Within the material below, transcribe exactly the lines from the one holding "Emit a Python" through the one holding "p.grid.visible = False", keeping both ends and skipping the rest.

- Record extracts:
>>>>
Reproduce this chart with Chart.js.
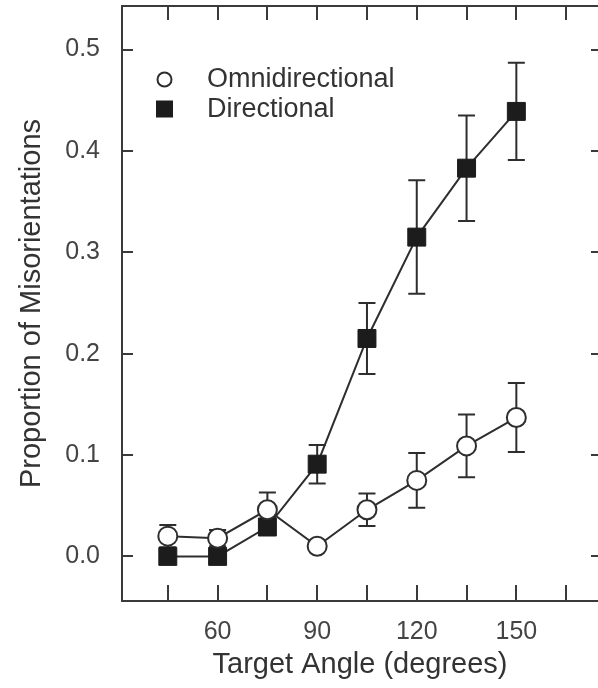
<<<<
>>>>
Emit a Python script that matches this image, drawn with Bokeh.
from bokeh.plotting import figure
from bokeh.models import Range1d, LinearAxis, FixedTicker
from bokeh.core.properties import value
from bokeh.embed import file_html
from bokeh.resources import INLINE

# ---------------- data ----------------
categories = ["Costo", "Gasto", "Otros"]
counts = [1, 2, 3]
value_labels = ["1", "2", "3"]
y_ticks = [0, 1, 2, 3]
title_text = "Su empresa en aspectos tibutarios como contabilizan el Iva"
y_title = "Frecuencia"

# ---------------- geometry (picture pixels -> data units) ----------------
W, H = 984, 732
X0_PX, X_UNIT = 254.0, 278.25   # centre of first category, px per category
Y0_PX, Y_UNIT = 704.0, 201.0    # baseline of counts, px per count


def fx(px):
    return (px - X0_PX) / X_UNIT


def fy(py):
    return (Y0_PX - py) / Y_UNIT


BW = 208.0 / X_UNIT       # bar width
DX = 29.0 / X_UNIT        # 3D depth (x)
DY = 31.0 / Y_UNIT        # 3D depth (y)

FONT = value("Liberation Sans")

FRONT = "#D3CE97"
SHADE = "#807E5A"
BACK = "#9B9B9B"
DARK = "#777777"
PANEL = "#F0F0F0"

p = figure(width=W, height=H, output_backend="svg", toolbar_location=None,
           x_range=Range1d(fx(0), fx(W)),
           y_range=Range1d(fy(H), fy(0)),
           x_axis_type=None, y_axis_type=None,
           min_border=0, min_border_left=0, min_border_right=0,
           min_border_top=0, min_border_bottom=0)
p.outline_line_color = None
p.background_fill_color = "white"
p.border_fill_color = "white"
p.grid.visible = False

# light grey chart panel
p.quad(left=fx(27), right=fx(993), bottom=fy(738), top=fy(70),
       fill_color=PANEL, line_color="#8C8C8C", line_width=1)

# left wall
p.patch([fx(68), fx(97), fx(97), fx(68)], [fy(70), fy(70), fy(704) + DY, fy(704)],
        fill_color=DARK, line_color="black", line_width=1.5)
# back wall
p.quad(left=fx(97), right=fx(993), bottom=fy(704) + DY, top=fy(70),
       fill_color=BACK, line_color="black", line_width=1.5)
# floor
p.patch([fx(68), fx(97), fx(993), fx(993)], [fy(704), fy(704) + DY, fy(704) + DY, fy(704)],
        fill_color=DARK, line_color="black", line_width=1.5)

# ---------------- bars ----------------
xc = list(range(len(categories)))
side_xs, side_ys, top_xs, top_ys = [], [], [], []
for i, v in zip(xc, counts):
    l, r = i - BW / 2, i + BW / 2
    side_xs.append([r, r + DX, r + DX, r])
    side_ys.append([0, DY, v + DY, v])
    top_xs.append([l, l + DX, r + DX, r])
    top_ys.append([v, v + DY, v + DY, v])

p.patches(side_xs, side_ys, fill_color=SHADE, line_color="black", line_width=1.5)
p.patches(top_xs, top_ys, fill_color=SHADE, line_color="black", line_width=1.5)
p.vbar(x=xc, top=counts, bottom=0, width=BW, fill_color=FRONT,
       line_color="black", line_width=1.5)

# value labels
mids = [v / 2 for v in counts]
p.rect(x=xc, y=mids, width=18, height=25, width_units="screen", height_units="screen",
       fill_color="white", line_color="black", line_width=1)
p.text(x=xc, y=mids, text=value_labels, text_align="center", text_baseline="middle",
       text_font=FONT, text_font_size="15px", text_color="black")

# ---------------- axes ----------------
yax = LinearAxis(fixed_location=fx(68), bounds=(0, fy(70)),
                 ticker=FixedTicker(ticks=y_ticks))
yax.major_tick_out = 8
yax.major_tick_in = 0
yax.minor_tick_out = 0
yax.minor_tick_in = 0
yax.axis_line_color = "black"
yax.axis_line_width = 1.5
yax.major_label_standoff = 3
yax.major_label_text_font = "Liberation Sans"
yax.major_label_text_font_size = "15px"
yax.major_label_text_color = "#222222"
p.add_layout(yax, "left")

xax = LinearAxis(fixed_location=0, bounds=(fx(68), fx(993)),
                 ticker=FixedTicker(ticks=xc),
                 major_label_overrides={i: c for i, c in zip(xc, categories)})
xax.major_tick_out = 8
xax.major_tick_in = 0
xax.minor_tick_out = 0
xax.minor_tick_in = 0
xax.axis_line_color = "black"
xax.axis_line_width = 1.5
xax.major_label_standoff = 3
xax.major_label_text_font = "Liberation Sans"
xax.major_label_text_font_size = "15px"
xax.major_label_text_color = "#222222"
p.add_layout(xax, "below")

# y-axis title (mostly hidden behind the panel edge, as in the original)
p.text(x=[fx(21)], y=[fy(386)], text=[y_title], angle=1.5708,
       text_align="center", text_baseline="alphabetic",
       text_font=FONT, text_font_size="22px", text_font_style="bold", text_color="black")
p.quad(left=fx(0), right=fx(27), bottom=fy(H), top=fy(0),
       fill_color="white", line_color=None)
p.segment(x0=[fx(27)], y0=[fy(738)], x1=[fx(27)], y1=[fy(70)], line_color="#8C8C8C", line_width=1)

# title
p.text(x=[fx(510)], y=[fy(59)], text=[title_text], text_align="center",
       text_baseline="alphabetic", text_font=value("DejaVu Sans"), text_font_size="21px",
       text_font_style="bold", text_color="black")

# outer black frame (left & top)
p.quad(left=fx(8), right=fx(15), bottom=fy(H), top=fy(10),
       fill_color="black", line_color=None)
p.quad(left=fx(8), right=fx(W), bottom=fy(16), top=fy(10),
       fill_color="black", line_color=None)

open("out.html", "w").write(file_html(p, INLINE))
<<<<
>>>>
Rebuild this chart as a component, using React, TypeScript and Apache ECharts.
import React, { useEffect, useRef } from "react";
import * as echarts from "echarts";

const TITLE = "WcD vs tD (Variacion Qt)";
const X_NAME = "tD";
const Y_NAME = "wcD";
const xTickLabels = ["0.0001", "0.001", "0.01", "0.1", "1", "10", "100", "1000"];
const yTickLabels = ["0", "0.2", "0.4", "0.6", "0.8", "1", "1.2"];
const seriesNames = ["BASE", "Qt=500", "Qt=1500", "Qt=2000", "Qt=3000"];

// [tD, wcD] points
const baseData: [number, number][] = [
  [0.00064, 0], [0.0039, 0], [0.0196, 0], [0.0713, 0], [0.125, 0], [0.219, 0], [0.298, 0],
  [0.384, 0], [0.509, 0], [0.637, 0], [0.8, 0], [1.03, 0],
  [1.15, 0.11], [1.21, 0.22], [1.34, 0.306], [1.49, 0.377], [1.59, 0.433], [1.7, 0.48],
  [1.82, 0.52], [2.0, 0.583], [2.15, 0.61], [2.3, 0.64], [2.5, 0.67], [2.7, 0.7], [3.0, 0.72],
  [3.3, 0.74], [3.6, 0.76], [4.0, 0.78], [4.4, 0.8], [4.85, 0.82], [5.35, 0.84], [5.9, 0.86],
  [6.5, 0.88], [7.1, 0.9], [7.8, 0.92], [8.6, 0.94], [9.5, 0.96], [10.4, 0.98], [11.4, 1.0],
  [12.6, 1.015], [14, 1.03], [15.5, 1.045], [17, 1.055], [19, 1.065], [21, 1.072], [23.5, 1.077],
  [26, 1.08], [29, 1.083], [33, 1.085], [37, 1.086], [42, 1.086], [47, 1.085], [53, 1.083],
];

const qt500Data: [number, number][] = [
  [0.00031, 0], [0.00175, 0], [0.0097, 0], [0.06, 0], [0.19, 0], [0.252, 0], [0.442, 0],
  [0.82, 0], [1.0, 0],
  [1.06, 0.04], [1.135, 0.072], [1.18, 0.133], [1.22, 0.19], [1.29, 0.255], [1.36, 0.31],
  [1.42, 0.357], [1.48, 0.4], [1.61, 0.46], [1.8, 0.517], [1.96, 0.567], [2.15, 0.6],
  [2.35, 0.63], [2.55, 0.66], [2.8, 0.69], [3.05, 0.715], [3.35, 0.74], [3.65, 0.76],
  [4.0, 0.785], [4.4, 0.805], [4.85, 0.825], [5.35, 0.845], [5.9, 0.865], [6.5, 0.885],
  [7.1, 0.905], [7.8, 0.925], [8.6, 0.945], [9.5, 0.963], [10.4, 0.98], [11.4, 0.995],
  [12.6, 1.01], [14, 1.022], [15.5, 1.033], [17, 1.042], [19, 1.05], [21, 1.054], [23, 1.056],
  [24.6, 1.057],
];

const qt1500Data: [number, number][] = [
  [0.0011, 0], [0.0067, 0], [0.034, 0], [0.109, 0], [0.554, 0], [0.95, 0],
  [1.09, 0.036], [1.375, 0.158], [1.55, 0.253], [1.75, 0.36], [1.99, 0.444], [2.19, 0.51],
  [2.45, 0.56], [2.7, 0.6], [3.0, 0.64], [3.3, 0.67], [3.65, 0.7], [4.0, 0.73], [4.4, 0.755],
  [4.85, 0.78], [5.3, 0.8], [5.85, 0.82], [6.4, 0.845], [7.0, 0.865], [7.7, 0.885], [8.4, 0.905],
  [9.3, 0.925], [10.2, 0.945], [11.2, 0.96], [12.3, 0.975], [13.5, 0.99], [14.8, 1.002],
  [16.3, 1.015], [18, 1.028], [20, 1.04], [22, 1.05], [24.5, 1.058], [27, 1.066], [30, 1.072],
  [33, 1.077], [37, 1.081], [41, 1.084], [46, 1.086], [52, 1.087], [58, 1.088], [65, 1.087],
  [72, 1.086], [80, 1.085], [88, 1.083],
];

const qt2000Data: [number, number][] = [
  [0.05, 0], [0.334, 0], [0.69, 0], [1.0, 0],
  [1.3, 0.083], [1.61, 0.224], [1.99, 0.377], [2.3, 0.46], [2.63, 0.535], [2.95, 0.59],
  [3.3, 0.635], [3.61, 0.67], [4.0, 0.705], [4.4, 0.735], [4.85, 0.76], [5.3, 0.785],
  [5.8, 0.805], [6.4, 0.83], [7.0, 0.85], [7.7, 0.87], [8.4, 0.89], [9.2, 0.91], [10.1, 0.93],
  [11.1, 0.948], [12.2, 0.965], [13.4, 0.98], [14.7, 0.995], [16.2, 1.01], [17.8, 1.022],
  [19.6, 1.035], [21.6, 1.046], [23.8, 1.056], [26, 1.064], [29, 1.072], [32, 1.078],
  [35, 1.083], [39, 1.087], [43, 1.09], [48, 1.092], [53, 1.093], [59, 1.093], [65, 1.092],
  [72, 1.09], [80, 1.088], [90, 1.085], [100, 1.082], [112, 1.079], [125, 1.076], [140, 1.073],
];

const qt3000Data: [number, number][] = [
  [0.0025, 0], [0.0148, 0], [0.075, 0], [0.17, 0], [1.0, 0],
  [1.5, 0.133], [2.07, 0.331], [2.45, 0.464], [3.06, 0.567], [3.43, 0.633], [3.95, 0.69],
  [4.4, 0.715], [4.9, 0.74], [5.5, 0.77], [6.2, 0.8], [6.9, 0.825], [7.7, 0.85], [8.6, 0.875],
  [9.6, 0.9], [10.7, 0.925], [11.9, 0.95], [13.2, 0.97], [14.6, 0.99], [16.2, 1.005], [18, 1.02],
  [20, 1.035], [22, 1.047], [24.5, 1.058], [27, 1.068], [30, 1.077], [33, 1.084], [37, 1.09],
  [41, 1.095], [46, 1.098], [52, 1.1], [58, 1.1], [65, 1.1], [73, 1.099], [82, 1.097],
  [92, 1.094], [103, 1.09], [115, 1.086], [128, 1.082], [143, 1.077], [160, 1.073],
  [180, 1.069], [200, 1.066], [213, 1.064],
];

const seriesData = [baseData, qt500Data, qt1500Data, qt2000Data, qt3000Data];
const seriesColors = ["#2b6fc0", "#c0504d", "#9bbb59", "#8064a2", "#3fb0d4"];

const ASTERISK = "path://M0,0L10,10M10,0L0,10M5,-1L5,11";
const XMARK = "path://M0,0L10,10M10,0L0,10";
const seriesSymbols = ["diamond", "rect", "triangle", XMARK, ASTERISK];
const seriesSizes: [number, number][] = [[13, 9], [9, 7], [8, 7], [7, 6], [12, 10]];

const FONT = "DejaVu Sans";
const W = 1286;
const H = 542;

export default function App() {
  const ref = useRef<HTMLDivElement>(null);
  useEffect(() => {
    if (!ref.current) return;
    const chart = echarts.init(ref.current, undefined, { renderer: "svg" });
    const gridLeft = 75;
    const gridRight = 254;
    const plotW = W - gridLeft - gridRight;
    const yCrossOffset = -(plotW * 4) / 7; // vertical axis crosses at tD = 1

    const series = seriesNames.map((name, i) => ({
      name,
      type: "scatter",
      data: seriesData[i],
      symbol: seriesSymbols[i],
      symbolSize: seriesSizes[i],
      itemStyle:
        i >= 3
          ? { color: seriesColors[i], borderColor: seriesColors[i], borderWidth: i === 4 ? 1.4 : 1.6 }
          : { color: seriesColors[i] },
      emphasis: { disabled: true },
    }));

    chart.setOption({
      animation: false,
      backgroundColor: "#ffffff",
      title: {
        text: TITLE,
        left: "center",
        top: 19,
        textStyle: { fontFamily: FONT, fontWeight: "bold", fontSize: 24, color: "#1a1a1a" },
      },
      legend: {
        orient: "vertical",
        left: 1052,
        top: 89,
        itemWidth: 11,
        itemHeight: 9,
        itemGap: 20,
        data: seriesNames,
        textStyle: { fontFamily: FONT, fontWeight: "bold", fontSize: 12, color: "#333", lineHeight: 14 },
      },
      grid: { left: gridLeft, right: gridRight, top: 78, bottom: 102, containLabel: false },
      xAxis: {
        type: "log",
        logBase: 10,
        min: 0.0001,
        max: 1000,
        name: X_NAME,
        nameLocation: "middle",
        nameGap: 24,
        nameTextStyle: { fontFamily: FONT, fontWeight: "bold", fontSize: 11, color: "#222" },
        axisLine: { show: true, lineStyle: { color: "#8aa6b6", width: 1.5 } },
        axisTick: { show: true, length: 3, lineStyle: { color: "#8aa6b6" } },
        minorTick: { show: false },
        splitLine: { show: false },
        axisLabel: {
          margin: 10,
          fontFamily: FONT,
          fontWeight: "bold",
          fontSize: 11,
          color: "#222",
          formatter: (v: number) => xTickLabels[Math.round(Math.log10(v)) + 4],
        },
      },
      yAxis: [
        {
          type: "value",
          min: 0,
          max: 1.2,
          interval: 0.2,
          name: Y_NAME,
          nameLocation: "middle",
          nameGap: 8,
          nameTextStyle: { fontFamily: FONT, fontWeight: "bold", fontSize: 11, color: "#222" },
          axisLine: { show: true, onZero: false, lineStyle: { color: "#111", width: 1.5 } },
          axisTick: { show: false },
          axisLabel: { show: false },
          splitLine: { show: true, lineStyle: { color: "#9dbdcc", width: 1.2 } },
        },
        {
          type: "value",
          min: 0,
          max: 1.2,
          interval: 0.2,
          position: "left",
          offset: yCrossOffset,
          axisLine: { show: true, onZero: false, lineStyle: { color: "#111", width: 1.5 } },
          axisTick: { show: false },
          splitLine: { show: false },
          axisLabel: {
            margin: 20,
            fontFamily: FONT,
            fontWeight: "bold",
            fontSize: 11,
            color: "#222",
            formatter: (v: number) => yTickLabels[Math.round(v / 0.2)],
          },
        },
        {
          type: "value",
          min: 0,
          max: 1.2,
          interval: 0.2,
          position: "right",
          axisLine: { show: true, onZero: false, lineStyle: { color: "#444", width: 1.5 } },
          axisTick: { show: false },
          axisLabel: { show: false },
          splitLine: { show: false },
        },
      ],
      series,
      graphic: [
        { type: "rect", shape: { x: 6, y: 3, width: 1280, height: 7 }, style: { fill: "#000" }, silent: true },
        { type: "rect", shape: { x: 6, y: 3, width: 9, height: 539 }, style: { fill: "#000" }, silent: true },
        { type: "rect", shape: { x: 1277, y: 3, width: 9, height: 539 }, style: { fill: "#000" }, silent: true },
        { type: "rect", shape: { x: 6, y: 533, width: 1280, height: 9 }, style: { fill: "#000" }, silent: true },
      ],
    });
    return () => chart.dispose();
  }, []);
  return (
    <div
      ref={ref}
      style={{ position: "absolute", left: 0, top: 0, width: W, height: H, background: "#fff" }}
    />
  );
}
<<<<
- Written answer:
Emit a Python script that matches this image, drawn with Bokeh.
from bokeh.plotting import figure
from bokeh.models import Range1d, LinearAxis, FixedTicker
from bokeh.core.properties import value
from bokeh.embed import file_html
from bokeh.resources import INLINE

# ---------------- data ----------------
categories = ["Costo", "Gasto", "Otros"]
counts = [1, 2, 3]
value_labels = ["1", "2", "3"]
y_ticks = [0, 1, 2, 3]
title_text = "Su empresa en aspectos tibutarios como contabilizan el Iva"
y_title = "Frecuencia"

# ---------------- geometry (picture pixels -> data units) ----------------
W, H = 984, 732
X0_PX, X_UNIT = 254.0, 278.25   # centre of first category, px per category
Y0_PX, Y_UNIT = 704.0, 201.0    # baseline of counts, px per count


def fx(px):
    return (px - X0_PX) / X_UNIT


def fy(py):
    return (Y0_PX - py) / Y_UNIT


BW = 208.0 / X_UNIT       # bar width
DX = 29.0 / X_UNIT        # 3D depth (x)
DY = 31.0 / Y_UNIT        # 3D depth (y)

FONT = value("Liberation Sans")

FRONT = "#D3CE97"
SHADE = "#807E5A"
BACK = "#9B9B9B"
DARK = "#777777"
PANEL = "#F0F0F0"

p = figure(width=W, height=H, output_backend="svg", toolbar_location=None,
           x_range=Range1d(fx(0), fx(W)),
           y_range=Range1d(fy(H), fy(0)),
           x_axis_type=None, y_axis_type=None,
           min_border=0, min_border_left=0, min_border_right=0,
           min_border_top=0, min_border_bottom=0)
p.outline_line_color = None
p.background_fill_color = "white"
p.border_fill_color = "white"
p.grid.visible = False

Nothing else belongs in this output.